I have consulted some other sources, and think that I have some handle on the basic ideas behind the proof, but am having trouble articulating them.
I understand that $\sigma$ sends $a_k$ to $a_{k} + 1$ (mod m). Moreover, $\sigma (a_k +1) = a_k +2$ (mod m) That is to say $\sigma ^2 $ sends $a_k$ to $a_k + 2$. One can repeat this indefinitely and can easily show that for any $i \in \mathbb{Z}$$ \sigma^i (a_k) = a_k +i$ (mod m)
Is this the right direction or am I dead wrong?
It might help if you consider a simple example, such as the powers of the circular permutation $\sigma=(1,2,3,4,5,6)$. You'll see that $\sigma^2=(1,3,5)(2,4,6)$ consists of two disjoint 3-cycles, and that $\sigma^3$ consists of three disjoint 2-cycles.

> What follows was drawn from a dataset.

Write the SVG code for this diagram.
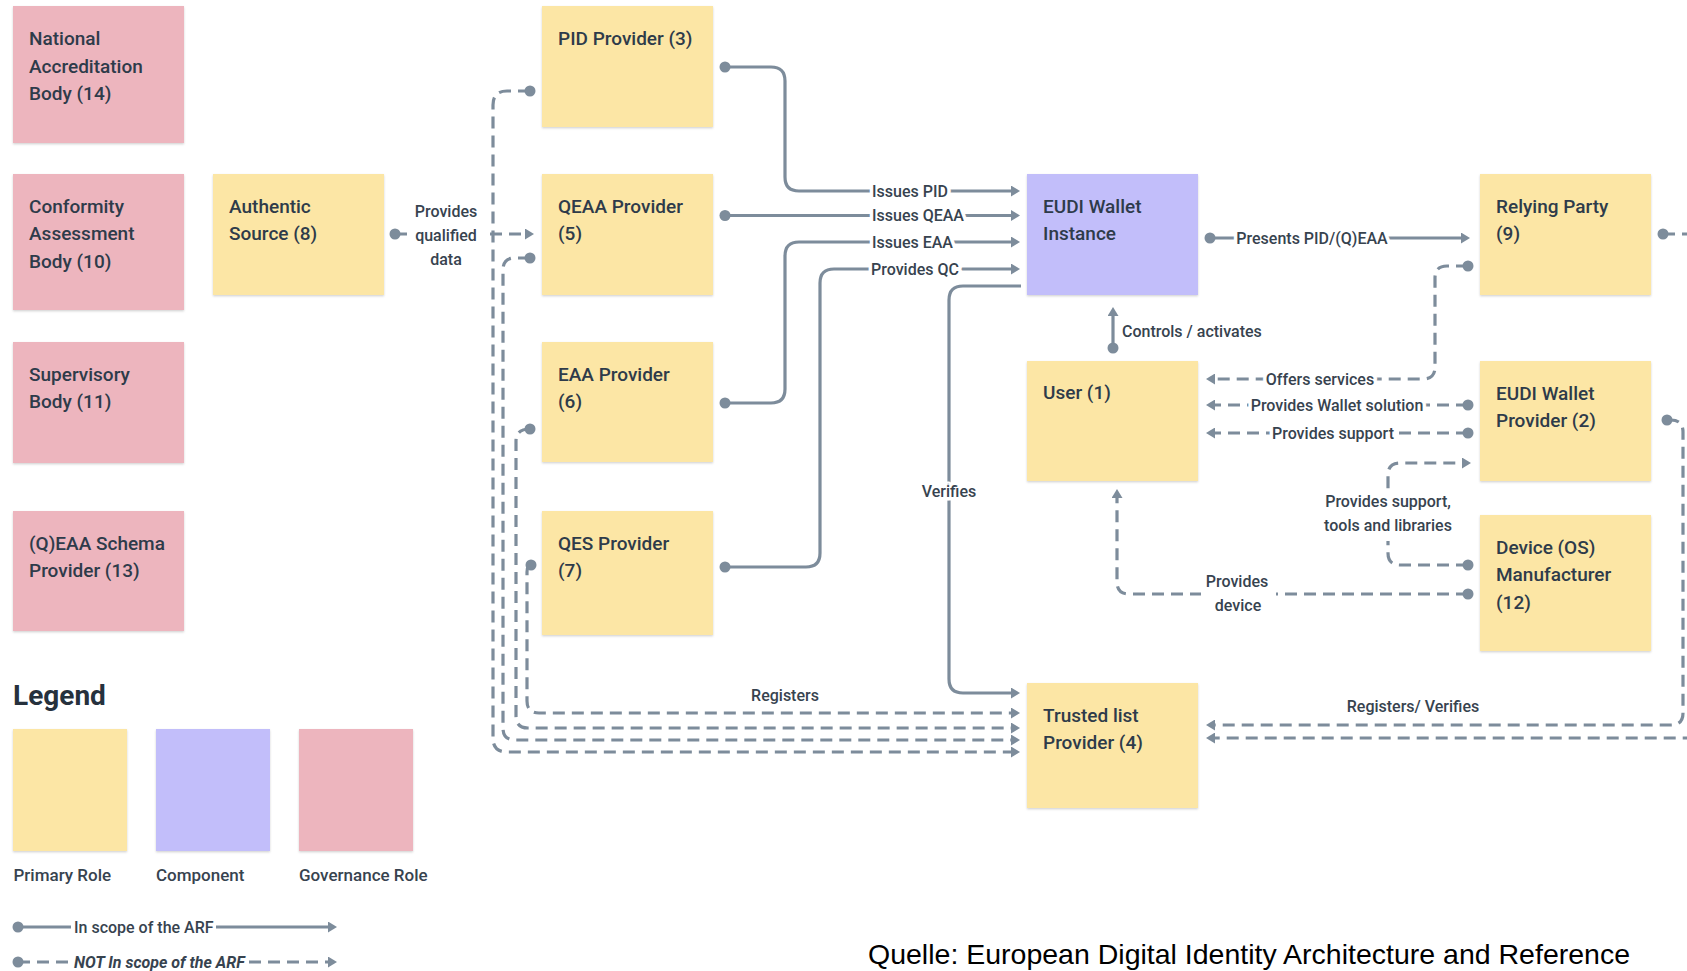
<svg xmlns="http://www.w3.org/2000/svg" width="1687" height="971" viewBox="0 0 1687 971">
<style>
.box{filter:url(#sh)}
.role{fill:#fce6a5}
.comp{fill:#c2befa}
.gov{fill:#edb5be}
.nt{font-family:Roboto,"Liberation Sans",sans-serif;font-size:19px;font-weight:500;fill:#2e3b4a}
.c{fill:none;stroke:#7d8c9b;stroke-width:3.2}
.d{stroke-dasharray:12 7}
.s{marker-start:url(#dot)}
.e{marker-end:url(#arr)}
.lbl{font-family:Roboto,"Liberation Sans",sans-serif;font-size:16px;font-weight:500;fill:#37434f;paint-order:stroke;stroke:#fff;stroke-width:7px;stroke-linejoin:round}
.plain{font-family:Roboto,"Liberation Sans",sans-serif;font-size:16px;font-weight:500;fill:#37434f}
.bg{fill:#fff}
.leg{font-family:Roboto,"Liberation Sans",sans-serif;font-size:17px;font-weight:500;fill:#37434f}
</style>
<defs>
<filter id="sh" x="-5%" y="-5%" width="110%" height="115%">
<feDropShadow dx="0" dy="1.2" stdDeviation="1.2" flood-color="#000" flood-opacity="0.18"/>
</filter>
<marker id="arr" viewBox="0 0 9 11" refX="3" refY="5.5" markerWidth="9" markerHeight="11" markerUnits="userSpaceOnUse" orient="auto">
<path d="M0,0 L9,5.5 L0,11 Z" fill="#7d8c9b"/>
</marker>
<marker id="dot" viewBox="0 0 12 12" refX="6" refY="6" markerWidth="12" markerHeight="12" markerUnits="userSpaceOnUse">
<circle cx="6" cy="6" r="5.5" fill="#7d8c9b"/>
</marker>
</defs>
<rect width="1687" height="971" fill="#fff"/>

<g id="connectors">
<path class="c s e" d="M725,67 H771 Q785,67 785,81 V177 Q785,191 799,191 H1014"/>
<path class="c s e" d="M725,215.5 H1014"/>
<path class="c s e" d="M725,403 H771 Q785,403 785,389 V256 Q785,242 799,242 H1014"/>
<path class="c s e" d="M725,567 H806 Q820,567 820,553 V283 Q820,269 834,269 H1014"/>
<path class="c e" d="M1021,286 H963 Q949,286 949,300 V679 Q949,693 963,693 H1014"/>
<path class="c s e" d="M1210,238 H1464"/>
<path class="c s e" d="M1113,348 V313"/>
<path class="c d s e" d="M1468,266 H1447 Q1435,266 1435,278 V367 Q1435,379 1423,379 H1212"/>
<path class="c d s e" d="M1468,405 H1212"/>
<path class="c d s e" d="M1468,433 H1212"/>
<path class="c d s e" d="M1468,565 H1400 Q1388,565 1388,553 V475 Q1388,463 1400,463 H1465"/>
<path class="c d s e" d="M1468,594 H1129 Q1117,594 1117,582 V495"/>
<path class="c d s e" d="M395,234 H528"/>
<path class="c d s e" d="M530,91 H507 Q493,91 493,105 V738 Q493,752 507,752 H1014"/>
<path class="c d s e" d="M530,258 H515 Q503,258 503,270 V728 Q503,740 515,740 H1014"/>
<path class="c d s e" d="M530,429 Q516,429 516,441 V716 Q516,728 528,728 H1014"/>
<path class="c d s e" d="M531,565 Q527,565 527,572 V701 Q527,713 539,713 H1014"/>
<path class="c d s e" d="M1667,420 H1671 Q1683,420 1683,432 V713 Q1683,725 1671,725 H1212"/>
<path class="c d s e" d="M1663,234 H1695 Q1707,234 1707,246 V726 Q1707,738 1695,738 H1212"/>
</g>

<g id="connector-labels">
<text class="lbl" x="872" y="196.5">Issues PID</text>
<text class="lbl" x="872" y="221">Issues QEAA</text>
<text class="lbl" x="872" y="247.5">Issues EAA</text>
<text class="lbl" x="871" y="274.5">Provides QC</text>
<text class="lbl" x="949" y="497" text-anchor="middle">Verifies</text>
<text class="lbl" x="1312" y="243.5" text-anchor="middle">Presents PID/(Q)EAA</text>
<text class="lbl" x="1122" y="336.5">Controls / activates</text>
<text class="lbl" x="1320" y="384.5" text-anchor="middle">Offers services</text>
<text class="lbl" x="1337" y="410.5" text-anchor="middle">Provides Wallet solution</text>
<text class="lbl" x="1333" y="438.5" text-anchor="middle">Provides support</text>
<rect class="bg" x="1318" y="489" width="140" height="52"/>
<text class="plain" text-anchor="middle"><tspan x="1388" y="507">Provides support,</tspan><tspan x="1388" y="531">tools and libraries</tspan></text>
<rect class="bg" x="1201" y="572" width="75" height="44"/>
<text class="plain" text-anchor="middle"><tspan x="1237" y="587">Provides</tspan><tspan x="1238" y="611">device</tspan></text>
<rect class="bg" x="408" y="200" width="75" height="70"/>
<text class="plain" text-anchor="middle"><tspan x="446" y="217">Provides</tspan><tspan x="446" y="241">qualified</tspan><tspan x="446" y="265">data</tspan></text>
<text class="lbl" x="785" y="701" text-anchor="middle">Registers</text>
<text class="lbl" x="1413" y="712" text-anchor="middle">Registers/ Verifies</text>
</g>

<g id="node-national-accreditation-body">
<rect class="box gov" x="13" y="6" width="171" height="137"/>
<text class="nt"><tspan x="29" y="45">National</tspan><tspan x="29" y="72.5">Accreditation</tspan><tspan x="29" y="100">Body (14)</tspan></text>
</g>
<g id="node-conformity-assessment-body">
<rect class="box gov" x="13" y="174" width="171" height="136"/>
<text class="nt"><tspan x="29" y="212.5">Conformity</tspan><tspan x="29" y="240">Assessment</tspan><tspan x="29" y="267.5">Body (10)</tspan></text>
</g>
<g id="node-supervisory-body">
<rect class="box gov" x="13" y="342" width="171" height="121"/>
<text class="nt"><tspan x="29" y="380.5">Supervisory</tspan><tspan x="29" y="408">Body (11)</tspan></text>
</g>
<g id="node-qeaa-schema-provider">
<rect class="box gov" x="13" y="511" width="171" height="120"/>
<text class="nt"><tspan x="29" y="549.5">(Q)EAA Schema</tspan><tspan x="29" y="577">Provider (13)</tspan></text>
</g>
<g id="node-authentic-source">
<rect class="box role" x="213" y="174" width="171" height="121"/>
<text class="nt"><tspan x="229" y="212.5">Authentic</tspan><tspan x="229" y="240">Source (8)</tspan></text>
</g>
<g id="node-pid-provider">
<rect class="box role" x="542" y="6" width="171" height="121"/>
<text class="nt"><tspan x="558" y="44.5">PID Provider (3)</tspan></text>
</g>
<g id="node-qeaa-provider">
<rect class="box role" x="542" y="174" width="171" height="121"/>
<text class="nt"><tspan x="558" y="212.5">QEAA Provider</tspan><tspan x="558" y="240">(5)</tspan></text>
</g>
<g id="node-eaa-provider">
<rect class="box role" x="542" y="342" width="171" height="120"/>
<text class="nt"><tspan x="558" y="380.5">EAA Provider</tspan><tspan x="558" y="408">(6)</tspan></text>
</g>
<g id="node-qes-provider">
<rect class="box role" x="542" y="511" width="171" height="124"/>
<text class="nt"><tspan x="558" y="549.5">QES Provider</tspan><tspan x="558" y="577">(7)</tspan></text>
</g>
<g id="node-eudi-wallet-instance">
<rect class="box comp" x="1027" y="174" width="171" height="121"/>
<text class="nt"><tspan x="1043" y="212.5">EUDI Wallet</tspan><tspan x="1043" y="240">Instance</tspan></text>
</g>
<g id="node-user">
<rect class="box role" x="1027" y="361" width="171" height="120"/>
<text class="nt"><tspan x="1043" y="398.5">User (1)</tspan></text>
</g>
<g id="node-trusted-list-provider">
<rect class="box role" x="1027" y="683" width="171" height="125"/>
<text class="nt"><tspan x="1043" y="721.5">Trusted list</tspan><tspan x="1043" y="749">Provider (4)</tspan></text>
</g>
<g id="node-relying-party">
<rect class="box role" x="1480" y="174" width="171" height="121"/>
<text class="nt"><tspan x="1496" y="212.5">Relying Party</tspan><tspan x="1496" y="240">(9)</tspan></text>
</g>
<g id="node-eudi-wallet-provider">
<rect class="box role" x="1480" y="361" width="171" height="120"/>
<text class="nt"><tspan x="1496" y="399.5">EUDI Wallet</tspan><tspan x="1496" y="427">Provider (2)</tspan></text>
</g>
<g id="node-device-manufacturer">
<rect class="box role" x="1480" y="515" width="171" height="136"/>
<text class="nt"><tspan x="1496" y="553.5">Device (OS)</tspan><tspan x="1496" y="581">Manufacturer</tspan><tspan x="1496" y="608.5">(12)</tspan></text>
</g>

<g id="legend">
<text x="13" y="705" style="font-family:Roboto,'Liberation Sans',sans-serif;font-size:28px;font-weight:700;fill:#26313d">Legend</text>
<rect class="box role" x="13" y="729" width="114" height="122"/>
<rect class="box comp" x="156" y="729" width="114" height="122"/>
<rect class="box gov" x="299" y="729" width="114" height="122"/>
<text class="leg" x="13.5" y="880.5">Primary Role</text>
<text class="leg" x="156" y="880.5">Component</text>
<text class="leg" x="299" y="880.5">Governance Role</text>
<path class="c s" d="M18,927 H71"/>
<path class="c e" d="M216,927 H331"/>
<text class="plain" x="74" y="933">In scope of the ARF</text>
<path class="c d s" d="M18,962 H71"/>
<path class="c d e" d="M249,962 H331"/>
<text class="plain" x="74" y="968" style="font-weight:700;font-style:italic">NOT In scope of the ARF</text>
</g>

<text x="868" y="964" style="font-family:'Liberation Sans',Arial,sans-serif;font-size:28.5px;fill:#000">Quelle: European Digital Identity Architecture and Reference</text>
</svg>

Suppose $\sigma=(1,2,\ldots,m)$. Then $\sigma^i$ maps $k$ to $k+i$ for every $k$ (where sum is modulo $m$), hence maps $k+i$ to $k+2i$, $k+2i$ to $k+3i$, and so on. Thus $\sigma^i: k \mapsto k+i \mapsto k+2i \mapsto \cdots k+(m-1)i \mapsto k$. These elements are distinct (i.e. $\sigma^i$ is an $m$-cycle) iff $k+ix$ and $k+iy$ are distinct whenever $x$ and $y$ are distinct, i.e. iff $k+ix \not\equiv k+iy$, for all distinct $x,y \in \{0,1,\ldots,m-1\}$, i.e. iff $i(x-y) \not\equiv 0 \pmod m$. Show that this condition is satisfied iff $i$ and $m$ are relatively prime.